Find all the lines with "this" and gather them.

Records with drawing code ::
───

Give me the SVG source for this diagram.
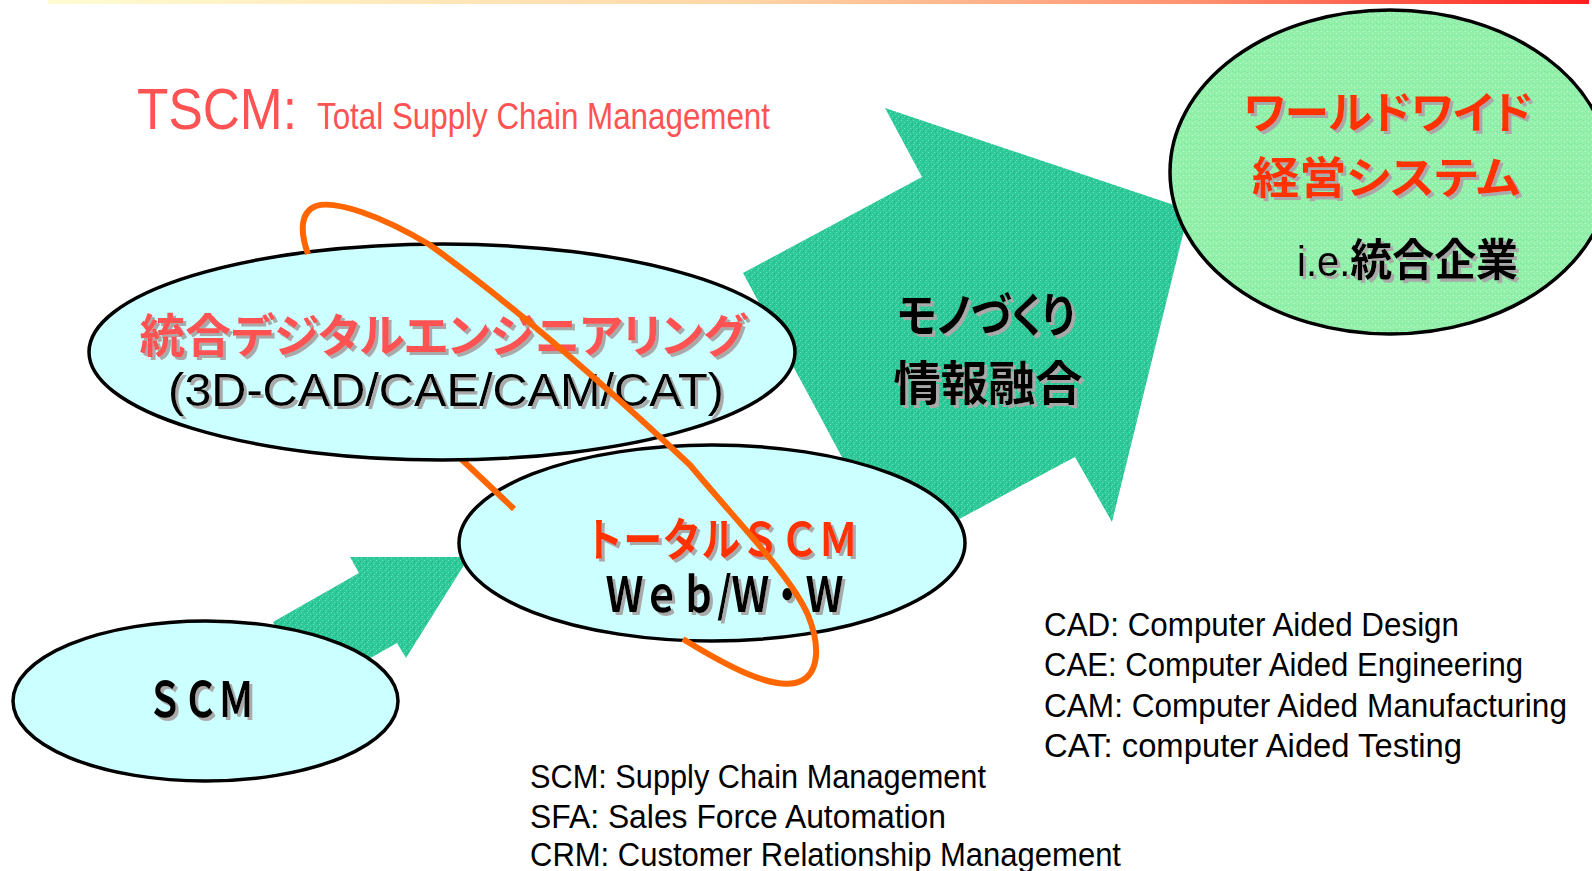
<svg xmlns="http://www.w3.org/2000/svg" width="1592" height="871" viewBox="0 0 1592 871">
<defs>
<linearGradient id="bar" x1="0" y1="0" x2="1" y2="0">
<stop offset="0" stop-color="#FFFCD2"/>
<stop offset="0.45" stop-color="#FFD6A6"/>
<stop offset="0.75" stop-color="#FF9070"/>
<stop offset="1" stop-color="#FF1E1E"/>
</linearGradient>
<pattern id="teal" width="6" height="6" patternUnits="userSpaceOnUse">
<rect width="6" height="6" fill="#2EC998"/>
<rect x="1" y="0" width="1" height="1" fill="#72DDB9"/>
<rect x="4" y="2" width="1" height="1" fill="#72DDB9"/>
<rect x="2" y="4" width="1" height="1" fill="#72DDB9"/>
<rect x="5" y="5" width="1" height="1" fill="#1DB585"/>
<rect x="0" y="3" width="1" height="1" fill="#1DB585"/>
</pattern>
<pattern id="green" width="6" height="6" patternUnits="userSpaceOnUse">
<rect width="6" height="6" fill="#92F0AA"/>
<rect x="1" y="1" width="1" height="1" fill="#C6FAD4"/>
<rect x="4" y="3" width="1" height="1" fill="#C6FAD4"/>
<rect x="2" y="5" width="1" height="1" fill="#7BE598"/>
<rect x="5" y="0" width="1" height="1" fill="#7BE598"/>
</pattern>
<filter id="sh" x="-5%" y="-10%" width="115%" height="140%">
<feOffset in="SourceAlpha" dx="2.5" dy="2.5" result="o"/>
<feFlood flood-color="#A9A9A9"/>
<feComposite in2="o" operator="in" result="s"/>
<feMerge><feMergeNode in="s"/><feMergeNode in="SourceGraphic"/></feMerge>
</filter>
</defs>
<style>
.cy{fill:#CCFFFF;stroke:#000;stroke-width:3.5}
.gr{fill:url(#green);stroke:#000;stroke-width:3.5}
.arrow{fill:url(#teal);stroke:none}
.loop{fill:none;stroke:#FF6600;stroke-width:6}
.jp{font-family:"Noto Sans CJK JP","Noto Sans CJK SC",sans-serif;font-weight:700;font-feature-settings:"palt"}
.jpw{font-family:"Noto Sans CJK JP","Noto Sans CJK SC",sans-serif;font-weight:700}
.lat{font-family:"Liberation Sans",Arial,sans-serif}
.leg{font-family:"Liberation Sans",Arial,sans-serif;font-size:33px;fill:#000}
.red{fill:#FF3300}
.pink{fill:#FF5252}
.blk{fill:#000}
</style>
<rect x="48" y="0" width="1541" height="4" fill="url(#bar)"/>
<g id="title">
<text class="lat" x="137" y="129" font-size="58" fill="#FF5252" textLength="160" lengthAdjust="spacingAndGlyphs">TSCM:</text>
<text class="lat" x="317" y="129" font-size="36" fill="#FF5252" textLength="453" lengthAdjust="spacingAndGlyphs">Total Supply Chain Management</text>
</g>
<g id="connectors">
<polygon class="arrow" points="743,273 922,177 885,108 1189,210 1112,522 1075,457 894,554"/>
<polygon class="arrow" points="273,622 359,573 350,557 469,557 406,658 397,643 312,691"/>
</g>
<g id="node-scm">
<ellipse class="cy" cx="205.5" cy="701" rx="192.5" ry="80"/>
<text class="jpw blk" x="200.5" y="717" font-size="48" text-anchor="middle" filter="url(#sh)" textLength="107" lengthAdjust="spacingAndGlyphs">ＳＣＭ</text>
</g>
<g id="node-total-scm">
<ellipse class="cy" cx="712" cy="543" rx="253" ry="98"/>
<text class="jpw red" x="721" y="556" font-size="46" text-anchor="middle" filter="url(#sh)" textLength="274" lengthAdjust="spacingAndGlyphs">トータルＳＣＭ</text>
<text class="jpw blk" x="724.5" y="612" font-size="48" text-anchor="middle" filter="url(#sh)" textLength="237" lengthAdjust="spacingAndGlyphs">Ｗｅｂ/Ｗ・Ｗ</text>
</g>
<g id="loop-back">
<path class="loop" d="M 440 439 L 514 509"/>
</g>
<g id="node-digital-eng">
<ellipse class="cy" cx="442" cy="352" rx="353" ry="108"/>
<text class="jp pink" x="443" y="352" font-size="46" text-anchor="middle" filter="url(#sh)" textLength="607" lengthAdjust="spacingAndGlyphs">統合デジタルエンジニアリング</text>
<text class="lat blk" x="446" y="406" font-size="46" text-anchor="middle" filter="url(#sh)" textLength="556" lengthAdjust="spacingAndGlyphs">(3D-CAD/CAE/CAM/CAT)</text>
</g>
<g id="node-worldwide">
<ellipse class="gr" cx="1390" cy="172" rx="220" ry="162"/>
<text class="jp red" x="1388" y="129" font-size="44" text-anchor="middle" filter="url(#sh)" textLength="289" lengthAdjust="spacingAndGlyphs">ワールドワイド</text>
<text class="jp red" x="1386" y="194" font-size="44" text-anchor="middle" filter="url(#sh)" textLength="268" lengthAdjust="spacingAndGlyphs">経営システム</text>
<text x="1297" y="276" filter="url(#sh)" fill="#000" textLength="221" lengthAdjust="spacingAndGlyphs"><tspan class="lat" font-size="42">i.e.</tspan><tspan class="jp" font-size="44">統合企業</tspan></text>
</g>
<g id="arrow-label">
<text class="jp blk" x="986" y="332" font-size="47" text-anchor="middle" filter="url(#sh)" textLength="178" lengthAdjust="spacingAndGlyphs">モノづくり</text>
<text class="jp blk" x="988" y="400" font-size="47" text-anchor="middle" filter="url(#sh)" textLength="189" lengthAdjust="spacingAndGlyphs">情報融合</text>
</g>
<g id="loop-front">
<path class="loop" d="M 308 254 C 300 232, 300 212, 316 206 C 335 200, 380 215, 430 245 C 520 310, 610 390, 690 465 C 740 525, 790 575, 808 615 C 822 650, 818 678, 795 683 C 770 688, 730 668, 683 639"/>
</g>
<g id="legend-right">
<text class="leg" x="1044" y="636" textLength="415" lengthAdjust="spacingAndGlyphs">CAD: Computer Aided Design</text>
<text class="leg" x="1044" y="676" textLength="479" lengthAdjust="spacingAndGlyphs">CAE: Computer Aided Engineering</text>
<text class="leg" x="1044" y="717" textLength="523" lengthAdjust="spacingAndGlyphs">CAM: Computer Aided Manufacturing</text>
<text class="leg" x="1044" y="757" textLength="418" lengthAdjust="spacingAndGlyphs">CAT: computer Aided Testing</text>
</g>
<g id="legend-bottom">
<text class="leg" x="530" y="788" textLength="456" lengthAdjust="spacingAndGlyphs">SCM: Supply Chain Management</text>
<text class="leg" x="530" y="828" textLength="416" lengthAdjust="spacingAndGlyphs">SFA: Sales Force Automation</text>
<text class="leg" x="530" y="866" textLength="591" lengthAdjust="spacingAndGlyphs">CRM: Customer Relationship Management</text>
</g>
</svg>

───

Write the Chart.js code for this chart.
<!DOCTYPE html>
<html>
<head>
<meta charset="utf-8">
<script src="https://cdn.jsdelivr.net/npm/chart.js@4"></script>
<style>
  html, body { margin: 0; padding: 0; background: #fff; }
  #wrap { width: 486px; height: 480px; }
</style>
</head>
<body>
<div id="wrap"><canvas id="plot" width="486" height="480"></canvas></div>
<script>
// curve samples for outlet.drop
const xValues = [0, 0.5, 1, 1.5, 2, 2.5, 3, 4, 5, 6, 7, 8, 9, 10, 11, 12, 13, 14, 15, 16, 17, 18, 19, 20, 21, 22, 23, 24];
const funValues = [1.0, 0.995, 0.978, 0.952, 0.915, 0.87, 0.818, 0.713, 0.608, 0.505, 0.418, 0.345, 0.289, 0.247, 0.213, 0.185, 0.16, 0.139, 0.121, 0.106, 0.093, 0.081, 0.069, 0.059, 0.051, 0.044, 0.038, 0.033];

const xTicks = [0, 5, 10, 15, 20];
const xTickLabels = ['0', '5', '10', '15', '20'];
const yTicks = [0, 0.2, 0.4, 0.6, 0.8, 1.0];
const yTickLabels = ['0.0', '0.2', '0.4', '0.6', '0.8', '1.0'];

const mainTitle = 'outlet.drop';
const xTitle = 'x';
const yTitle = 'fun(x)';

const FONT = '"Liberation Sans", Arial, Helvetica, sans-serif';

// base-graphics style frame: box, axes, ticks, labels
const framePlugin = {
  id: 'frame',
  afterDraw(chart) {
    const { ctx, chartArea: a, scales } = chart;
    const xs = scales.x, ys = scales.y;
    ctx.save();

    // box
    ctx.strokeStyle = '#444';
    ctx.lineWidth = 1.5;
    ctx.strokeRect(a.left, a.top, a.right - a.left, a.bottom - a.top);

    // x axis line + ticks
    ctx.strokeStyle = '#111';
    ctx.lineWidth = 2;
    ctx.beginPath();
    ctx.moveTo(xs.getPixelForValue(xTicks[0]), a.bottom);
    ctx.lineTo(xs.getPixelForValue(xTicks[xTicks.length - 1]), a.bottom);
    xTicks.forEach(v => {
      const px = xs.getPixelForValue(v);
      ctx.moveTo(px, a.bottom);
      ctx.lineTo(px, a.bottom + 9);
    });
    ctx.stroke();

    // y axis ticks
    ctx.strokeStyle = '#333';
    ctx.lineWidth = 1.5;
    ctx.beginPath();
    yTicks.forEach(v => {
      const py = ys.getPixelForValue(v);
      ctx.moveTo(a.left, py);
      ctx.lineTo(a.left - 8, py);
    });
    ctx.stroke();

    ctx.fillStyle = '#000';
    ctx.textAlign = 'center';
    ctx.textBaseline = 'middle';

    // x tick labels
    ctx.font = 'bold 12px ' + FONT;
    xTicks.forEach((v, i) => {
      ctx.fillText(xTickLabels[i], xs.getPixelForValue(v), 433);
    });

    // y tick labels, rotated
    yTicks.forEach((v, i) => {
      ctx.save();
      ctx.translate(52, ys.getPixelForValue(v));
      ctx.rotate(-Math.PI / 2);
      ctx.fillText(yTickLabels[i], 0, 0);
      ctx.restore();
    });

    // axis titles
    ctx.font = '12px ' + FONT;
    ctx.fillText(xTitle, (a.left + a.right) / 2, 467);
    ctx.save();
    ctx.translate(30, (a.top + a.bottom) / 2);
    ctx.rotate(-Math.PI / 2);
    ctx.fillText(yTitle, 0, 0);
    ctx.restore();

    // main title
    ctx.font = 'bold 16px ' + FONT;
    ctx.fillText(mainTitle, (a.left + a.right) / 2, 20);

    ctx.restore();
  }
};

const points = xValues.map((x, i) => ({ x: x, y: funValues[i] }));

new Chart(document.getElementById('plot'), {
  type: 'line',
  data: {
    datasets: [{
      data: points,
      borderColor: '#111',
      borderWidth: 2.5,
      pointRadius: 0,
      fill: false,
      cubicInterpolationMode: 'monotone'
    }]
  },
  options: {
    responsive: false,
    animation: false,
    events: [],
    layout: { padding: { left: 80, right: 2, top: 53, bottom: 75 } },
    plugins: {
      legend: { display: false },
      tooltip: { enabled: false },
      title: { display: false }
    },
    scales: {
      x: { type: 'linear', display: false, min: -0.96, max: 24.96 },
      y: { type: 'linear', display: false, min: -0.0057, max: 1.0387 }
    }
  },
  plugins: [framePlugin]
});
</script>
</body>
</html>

───

Final result ::
Give me the SVG source for this diagram.
Write the Chart.js code for this chart.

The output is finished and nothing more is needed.